= TASK REQUIREMENTS =
In full and without alteration, repeat the material.

= SOURCE EXCERPT =
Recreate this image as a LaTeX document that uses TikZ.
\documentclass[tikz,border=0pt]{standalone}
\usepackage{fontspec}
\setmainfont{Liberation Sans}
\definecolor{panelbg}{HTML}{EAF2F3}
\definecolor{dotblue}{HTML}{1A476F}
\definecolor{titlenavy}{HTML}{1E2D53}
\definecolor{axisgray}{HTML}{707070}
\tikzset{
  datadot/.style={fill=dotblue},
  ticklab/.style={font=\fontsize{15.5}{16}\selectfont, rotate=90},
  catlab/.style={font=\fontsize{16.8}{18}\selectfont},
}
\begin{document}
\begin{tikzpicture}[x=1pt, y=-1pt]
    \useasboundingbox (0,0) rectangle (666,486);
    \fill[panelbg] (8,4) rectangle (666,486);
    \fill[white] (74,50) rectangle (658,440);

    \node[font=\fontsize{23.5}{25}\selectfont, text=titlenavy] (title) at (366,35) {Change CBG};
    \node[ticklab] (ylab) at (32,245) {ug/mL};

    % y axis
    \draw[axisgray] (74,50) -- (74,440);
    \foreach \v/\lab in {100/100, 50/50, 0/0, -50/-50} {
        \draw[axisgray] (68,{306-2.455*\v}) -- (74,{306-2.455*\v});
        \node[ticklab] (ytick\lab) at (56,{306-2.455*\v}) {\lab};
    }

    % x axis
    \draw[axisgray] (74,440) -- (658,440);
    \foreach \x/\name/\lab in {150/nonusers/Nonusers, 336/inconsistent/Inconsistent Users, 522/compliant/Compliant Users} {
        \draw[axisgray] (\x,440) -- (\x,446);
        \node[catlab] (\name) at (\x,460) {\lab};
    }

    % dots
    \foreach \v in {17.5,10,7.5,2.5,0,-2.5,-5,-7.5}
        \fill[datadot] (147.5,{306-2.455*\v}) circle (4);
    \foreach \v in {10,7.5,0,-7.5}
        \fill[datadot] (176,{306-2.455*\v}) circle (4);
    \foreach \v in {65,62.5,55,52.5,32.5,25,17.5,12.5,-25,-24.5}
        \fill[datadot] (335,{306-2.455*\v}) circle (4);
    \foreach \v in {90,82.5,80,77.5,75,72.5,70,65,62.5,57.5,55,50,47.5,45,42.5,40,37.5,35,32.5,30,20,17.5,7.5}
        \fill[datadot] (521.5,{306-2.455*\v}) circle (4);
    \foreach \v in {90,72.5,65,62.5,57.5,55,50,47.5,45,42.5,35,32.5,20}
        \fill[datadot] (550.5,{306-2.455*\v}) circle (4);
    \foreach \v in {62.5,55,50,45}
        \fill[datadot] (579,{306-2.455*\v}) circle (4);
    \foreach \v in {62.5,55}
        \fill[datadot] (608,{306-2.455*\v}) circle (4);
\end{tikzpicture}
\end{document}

= EXERCISE RESULT =
Recreate this image as a LaTeX document that uses TikZ.
\documentclass[tikz,border=0pt]{standalone}
\usepackage{fontspec}
\setmainfont{Liberation Sans}
\definecolor{panelbg}{HTML}{EAF2F3}
\definecolor{dotblue}{HTML}{1A476F}
\definecolor{titlenavy}{HTML}{1E2D53}
\definecolor{axisgray}{HTML}{707070}
\tikzset{
  datadot/.style={fill=dotblue},
  ticklab/.style={font=\fontsize{15.5}{16}\selectfont, rotate=90},
  catlab/.style={font=\fontsize{16.8}{18}\selectfont},
}
\begin{document}
\begin{tikzpicture}[x=1pt, y=-1pt]
    \useasboundingbox (0,0) rectangle (666,486);
    \fill[panelbg] (8,4) rectangle (666,486);
    \fill[white] (74,50) rectangle (658,440);

    \node[font=\fontsize{23.5}{25}\selectfont, text=titlenavy] (title) at (366,35) {Change CBG};
    \node[ticklab] (ylab) at (32,245) {ug/mL};

    % y axis
    \draw[axisgray] (74,50) -- (74,440);
    \foreach \v/\lab in {100/100, 50/50, 0/0, -50/-50} {
        \draw[axisgray] (68,{306-2.455*\v}) -- (74,{306-2.455*\v});
        \node[ticklab] (ytick\lab) at (56,{306-2.455*\v}) {\lab};
    }

    % x axis
    \draw[axisgray] (74,440) -- (658,440);
    \foreach \x/\name/\lab in {150/nonusers/Nonusers, 336/inconsistent/Inconsistent Users, 522/compliant/Compliant Users} {
        \draw[axisgray] (\x,440) -- (\x,446);
        \node[catlab] (\name) at (\x,460) {\lab};
    }

    % dots
    \foreach \v in {17.5,10,7.5,2.5,0,-2.5,-5,-7.5}
        \fill[datadot] (147.5,{306-2.455*\v}) circle (4);
    \foreach \v in {10,7.5,0,-7.5}
        \fill[datadot] (176,{306-2.455*\v}) circle (4);
    \foreach \v in {65,62.5,55,52.5,32.5,25,17.5,12.5,-25,-24.5}
        \fill[datadot] (335,{306-2.455*\v}) circle (4);
    \foreach \v in {90,82.5,80,77.5,75,72.5,70,65,62.5,57.5,55,50,47.5,45,42.5,40,37.5,35,32.5,30,20,17.5,7.5}
        \fill[datadot] (521.5,{306-2.455*\v}) circle (4);
    \foreach \v in {90,72.5,65,62.5,57.5,55,50,47.5,45,42.5,35,32.5,20}
        \fill[datadot] (550.5,{306-2.455*\v}) circle (4);
    \foreach \v in {62.5,55,50,45}
        \fill[datadot] (579,{306-2.455*\v}) circle (4);
    \foreach \v in {62.5,55}
        \fill[datadot] (608,{306-2.455*\v}) circle (4);
\end{tikzpicture}
\end{document}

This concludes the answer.